→ **TASK REQUIREMENTS**:
Extract the whole listing as it stands. Do not include the pictures.
======
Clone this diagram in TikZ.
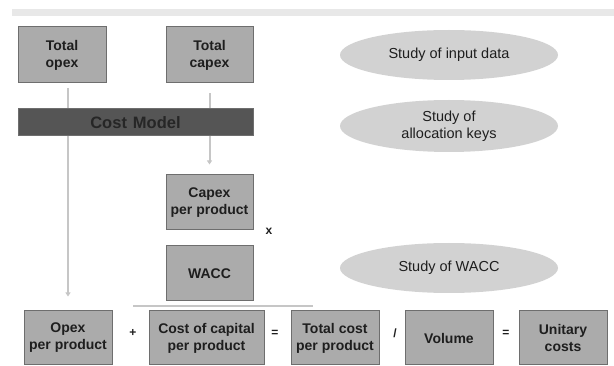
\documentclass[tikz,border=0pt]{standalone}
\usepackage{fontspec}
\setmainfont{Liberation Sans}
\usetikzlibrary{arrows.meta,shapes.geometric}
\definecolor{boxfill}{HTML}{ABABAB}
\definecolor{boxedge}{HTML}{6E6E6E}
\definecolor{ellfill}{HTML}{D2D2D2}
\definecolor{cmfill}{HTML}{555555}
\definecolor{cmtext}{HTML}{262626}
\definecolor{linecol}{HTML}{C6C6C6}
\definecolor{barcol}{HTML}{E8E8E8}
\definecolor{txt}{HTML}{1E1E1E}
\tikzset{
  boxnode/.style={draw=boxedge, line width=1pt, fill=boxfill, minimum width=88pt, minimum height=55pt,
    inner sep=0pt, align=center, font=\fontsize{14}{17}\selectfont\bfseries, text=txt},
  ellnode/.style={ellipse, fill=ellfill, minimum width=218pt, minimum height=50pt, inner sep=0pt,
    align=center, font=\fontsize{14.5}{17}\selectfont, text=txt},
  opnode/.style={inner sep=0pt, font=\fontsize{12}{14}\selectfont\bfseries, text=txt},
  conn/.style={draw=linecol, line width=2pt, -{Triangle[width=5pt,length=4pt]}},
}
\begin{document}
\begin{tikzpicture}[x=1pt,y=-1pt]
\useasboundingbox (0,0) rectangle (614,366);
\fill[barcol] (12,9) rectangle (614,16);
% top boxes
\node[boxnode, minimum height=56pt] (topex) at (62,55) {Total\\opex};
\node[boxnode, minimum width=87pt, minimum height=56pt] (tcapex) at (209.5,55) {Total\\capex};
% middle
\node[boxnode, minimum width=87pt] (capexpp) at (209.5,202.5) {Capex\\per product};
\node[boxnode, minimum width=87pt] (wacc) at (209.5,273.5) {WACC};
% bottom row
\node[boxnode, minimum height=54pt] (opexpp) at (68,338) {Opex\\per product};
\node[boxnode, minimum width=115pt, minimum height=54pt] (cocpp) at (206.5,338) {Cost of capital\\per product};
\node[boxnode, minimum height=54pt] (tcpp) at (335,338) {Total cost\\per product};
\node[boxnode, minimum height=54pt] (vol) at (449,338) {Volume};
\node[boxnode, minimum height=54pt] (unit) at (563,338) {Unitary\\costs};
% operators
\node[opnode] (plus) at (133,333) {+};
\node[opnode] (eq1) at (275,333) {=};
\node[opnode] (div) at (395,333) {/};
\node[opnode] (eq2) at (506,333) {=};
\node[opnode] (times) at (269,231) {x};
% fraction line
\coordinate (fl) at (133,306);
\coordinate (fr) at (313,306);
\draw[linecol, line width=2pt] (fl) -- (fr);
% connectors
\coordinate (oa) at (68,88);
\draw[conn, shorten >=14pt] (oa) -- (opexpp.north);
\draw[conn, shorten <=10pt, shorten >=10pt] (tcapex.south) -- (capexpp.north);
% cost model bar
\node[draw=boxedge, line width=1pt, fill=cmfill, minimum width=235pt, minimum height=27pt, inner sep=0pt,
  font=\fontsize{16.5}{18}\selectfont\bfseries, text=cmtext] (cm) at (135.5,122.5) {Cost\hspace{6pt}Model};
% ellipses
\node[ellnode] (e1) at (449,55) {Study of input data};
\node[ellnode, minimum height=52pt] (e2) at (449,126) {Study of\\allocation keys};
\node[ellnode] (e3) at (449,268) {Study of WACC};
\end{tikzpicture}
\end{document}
======
→ **COMPLETE ANSWER**:
Clone this diagram in TikZ.
\documentclass[tikz,border=0pt]{standalone}
\usepackage{fontspec}
\setmainfont{Liberation Sans}
\usetikzlibrary{arrows.meta,shapes.geometric}
\definecolor{boxfill}{HTML}{ABABAB}
\definecolor{boxedge}{HTML}{6E6E6E}
\definecolor{ellfill}{HTML}{D2D2D2}
\definecolor{cmfill}{HTML}{555555}
\definecolor{cmtext}{HTML}{262626}
\definecolor{linecol}{HTML}{C6C6C6}
\definecolor{barcol}{HTML}{E8E8E8}
\definecolor{txt}{HTML}{1E1E1E}
\tikzset{
  boxnode/.style={draw=boxedge, line width=1pt, fill=boxfill, minimum width=88pt, minimum height=55pt,
    inner sep=0pt, align=center, font=\fontsize{14}{17}\selectfont\bfseries, text=txt},
  ellnode/.style={ellipse, fill=ellfill, minimum width=218pt, minimum height=50pt, inner sep=0pt,
    align=center, font=\fontsize{14.5}{17}\selectfont, text=txt},
  opnode/.style={inner sep=0pt, font=\fontsize{12}{14}\selectfont\bfseries, text=txt},
  conn/.style={draw=linecol, line width=2pt, -{Triangle[width=5pt,length=4pt]}},
}
\begin{document}
\begin{tikzpicture}[x=1pt,y=-1pt]
\useasboundingbox (0,0) rectangle (614,366);
\fill[barcol] (12,9) rectangle (614,16);
% top boxes
\node[boxnode, minimum height=56pt] (topex) at (62,55) {Total\\opex};
\node[boxnode, minimum width=87pt, minimum height=56pt] (tcapex) at (209.5,55) {Total\\capex};
% middle
\node[boxnode, minimum width=87pt] (capexpp) at (209.5,202.5) {Capex\\per product};
\node[boxnode, minimum width=87pt] (wacc) at (209.5,273.5) {WACC};
% bottom row
\node[boxnode, minimum height=54pt] (opexpp) at (68,338) {Opex\\per product};
\node[boxnode, minimum width=115pt, minimum height=54pt] (cocpp) at (206.5,338) {Cost of capital\\per product};
\node[boxnode, minimum height=54pt] (tcpp) at (335,338) {Total cost\\per product};
\node[boxnode, minimum height=54pt] (vol) at (449,338) {Volume};
\node[boxnode, minimum height=54pt] (unit) at (563,338) {Unitary\\costs};
% operators
\node[opnode] (plus) at (133,333) {+};
\node[opnode] (eq1) at (275,333) {=};
\node[opnode] (div) at (395,333) {/};
\node[opnode] (eq2) at (506,333) {=};
\node[opnode] (times) at (269,231) {x};
% fraction line
\coordinate (fl) at (133,306);
\coordinate (fr) at (313,306);
\draw[linecol, line width=2pt] (fl) -- (fr);
% connectors
\coordinate (oa) at (68,88);
\draw[conn, shorten >=14pt] (oa) -- (opexpp.north);
\draw[conn, shorten <=10pt, shorten >=10pt] (tcapex.south) -- (capexpp.north);
% cost model bar
\node[draw=boxedge, line width=1pt, fill=cmfill, minimum width=235pt, minimum height=27pt, inner sep=0pt,
  font=\fontsize{16.5}{18}\selectfont\bfseries, text=cmtext] (cm) at (135.5,122.5) {Cost\hspace{6pt}Model};
% ellipses
\node[ellnode] (e1) at (449,55) {Study of input data};
\node[ellnode, minimum height=52pt] (e2) at (449,126) {Study of\\allocation keys};
\node[ellnode] (e3) at (449,268) {Study of WACC};
\end{tikzpicture}
\end{document}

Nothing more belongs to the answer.